# Stihl 026 chain oil adjustment



## kubatob7500 (Oct 4, 2008)

I found were to adjust but do not see adjusting screw.

Any suggestions?


----------



## smokinj (Oct 4, 2008)

kubatob7500 said:
			
		

> I found were to adjust but do not see adjusting screw.
> 
> Any suggestions?


i dont think it would come out is there sawdust cake in hiding it?


----------



## kubatob7500 (Oct 4, 2008)

Hole is open, I can see a pipe with a arrow on it, but I do not see a adjustmnet screw like instruction book says?


----------



## Saw-dust (Oct 5, 2008)

I did not think that the Sthil 02x saws had an oil adjustment.


----------



## kevin j (Oct 5, 2008)

Std 026 (and I think 260) were not adjustable. 026 Pro and 260 Pro were adjustable.

FWIW, my old 026 oils well. My newer 280 non adjustable is stingy, half as much oil. Maybe ok for EPA, but not good for longer bars.


----------



## Saw-dust (Oct 5, 2008)

kevin j said:
			
		

> Std 026 (and I think 260) were not adjustable. 026 Pro and 260 Pro were adjustable.
> 
> FWIW, my old 026 oils well. My newer 280 non adjustable is stingy, half as much oil. Maybe ok for EPA, but not good for longer bars.

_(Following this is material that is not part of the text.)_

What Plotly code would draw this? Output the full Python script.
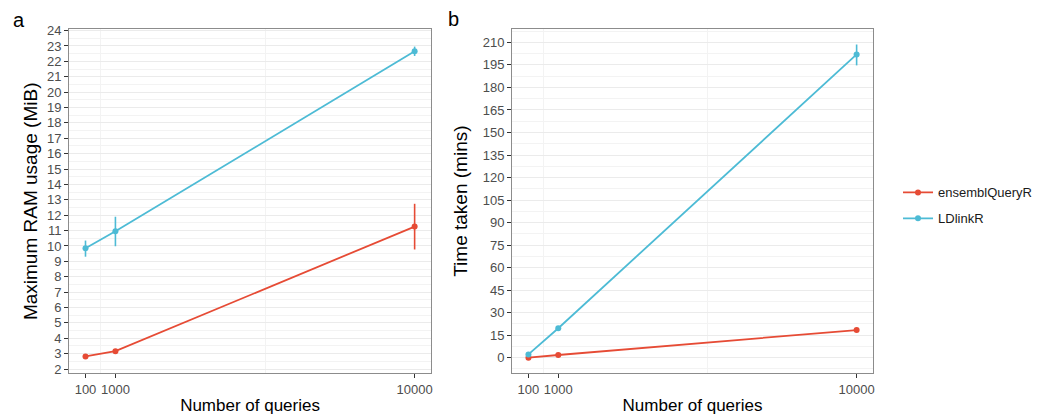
import plotly.graph_objects as go

queries = [100, 1000, 10000]
tick_labels = ["100", "1000", "10000"]

# Panel a: maximum RAM usage (MiB)
ram_ens = [2.82, 3.16, 11.26]
ram_ens_hi = [0.08, 0.08, 1.48]
ram_ens_lo = [0.08, 0.08, 1.49]
ram_ld = [9.85, 10.95, 22.65]
ram_ld_hi = [0.5, 0.95, 0.31]
ram_ld_lo = [0.55, 0.97, 0.30]

# Panel b: time taken (mins)
time_ens = [0.0, 1.8, 18.4]
time_ens_hi = [0.2, 0.3, 0.6]
time_ens_lo = [0.2, 0.3, 0.6]
time_ld = [2.2, 19.6, 202.0]
time_ld_hi = [0.4, 0.8, 6.6]
time_ld_lo = [0.4, 0.8, 7.3]

series_names = ["ensemblQueryR", "LDlinkR"]
colors = ["#E64B35", "#4DBBD5"]

fig = go.Figure()

def add(x, y, hi, lo, name, color, xa, ya, show):
    fig.add_trace(go.Scatter(
        x=x, y=y, mode="lines+markers", name=name,
        line=dict(color=color, width=1.8),
        marker=dict(color=color, size=6),
        error_y=dict(type="data", array=hi, arrayminus=lo, color=color,
                     thickness=1.6, width=0),
        xaxis=xa, yaxis=ya, showlegend=show, legendgroup=name,
    ))

add(queries, ram_ens, ram_ens_hi, ram_ens_lo, series_names[0], colors[0], "x", "y", True)
add(queries, ram_ld, ram_ld_hi, ram_ld_lo, series_names[1], colors[1], "x", "y", True)
add(queries, time_ens, time_ens_hi, time_ens_lo, series_names[0], colors[0], "x2", "y2", False)
add(queries, time_ld, time_ld_hi, time_ld_lo, series_names[1], colors[1], "x2", "y2", False)

font_family = "Liberation Sans, Arial, sans-serif"
tickfont = dict(family=font_family, size=13, color="#4D4D4D")
xtitlefont = dict(family=font_family, size=17, color="#000000")
ytitlefont = dict(family=font_family, size=19, color="#000000")
grid_major = "#EBEBEB"
grid_minor = "#F3F3F3"
border = "#8C8C8C"

def xaxis_cfg(domain):
    return dict(
        domain=domain, range=[-395, 10495], tickmode="array",
        tickvals=queries, ticktext=tick_labels, tickfont=tickfont,
        showgrid=False, zeroline=False, automargin=False,
        showline=True, mirror=True, linecolor=border, linewidth=1,
        ticks="outside", ticklen=4, tickcolor="#333333",
        minor=dict(tickmode="array", tickvals=[550, 5500], showgrid=True,
                   gridcolor=grid_minor, gridwidth=1, ticks=""),
        title=dict(text="Number of queries", font=xtitlefont, standoff=4),
    )

def yaxis_cfg(rng, tick0, dtick, mtick0, mdtick):
    return dict(
        domain=[0.1012, 0.930], range=rng, tickmode="linear",
        tick0=tick0, dtick=dtick, tickfont=tickfont, showgrid=True,
        gridcolor=grid_major, gridwidth=1, zeroline=False, automargin=False,
        showline=True, mirror=True, linecolor=border, linewidth=1,
        ticks="outside", ticklen=4, tickcolor="#333333",
        minor=dict(dtick=mdtick, tick0=mtick0, showgrid=True,
                   gridcolor=grid_minor, gridwidth=1, ticks=""),
    )

ytitle_kw = dict(xref="paper", yref="paper", xanchor="center", yanchor="middle",
                 showarrow=False, textangle=-90, font=ytitlefont)
label_kw = dict(xref="paper", yref="paper", xanchor="center", yanchor="middle",
                showarrow=False, font=dict(family=font_family, size=20, color="#000000"))

fig.update_layout(
    width=1054, height=415,
    margin=dict(l=0, r=0, t=0, b=0),
    plot_bgcolor="white", paper_bgcolor="white",
    font=dict(family=font_family),
    xaxis=xaxis_cfg([0.0655, 0.409]),
    xaxis2={**xaxis_cfg([0.4858, 0.8283]), "anchor": "y2"},
    yaxis=yaxis_cfg([1.74, 24.1], 2, 1, 1.5, 0.5),
    yaxis2={**yaxis_cfg([-10.2, 218.9], 0, 15, -7.5, 7.5), "anchor": "x2"},
    legend=dict(x=0.852, y=0.505, xanchor="left", yanchor="middle",
                font=dict(family=font_family, size=13, color="#1A1A1A"),
                bgcolor="rgba(0,0,0,0)", tracegroupgap=6),
    annotations=[
        dict(text="Maximum RAM usage (MiB)", x=0.0295, y=0.5157, **ytitle_kw),
        dict(text="Time taken (mins)", x=0.4372, y=0.5157, **ytitle_kw),
        dict(text="a", x=0.018, y=0.952, **label_kw),
        dict(text="b", x=0.4298, y=0.954, **label_kw),
    ],
)

fig.write_html("out.html", config={"displayModeBar": False},
               post_script="document.body.style.margin='0';document.body.style.overflow='hidden';")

wow, I learn something every day here.  This 440 is the first Sthil I ever had with an oil adjustment.  I checked it out and it was maxed.  It oils just fine even with the big bar so I'm good.


----------



## Iembalm4aLiving (Oct 9, 2008)

The adjuster screw on my MS290 is pretty deep in the hole (can't see it.)  Put a small screwdriver in there and feel around for the screw.


----------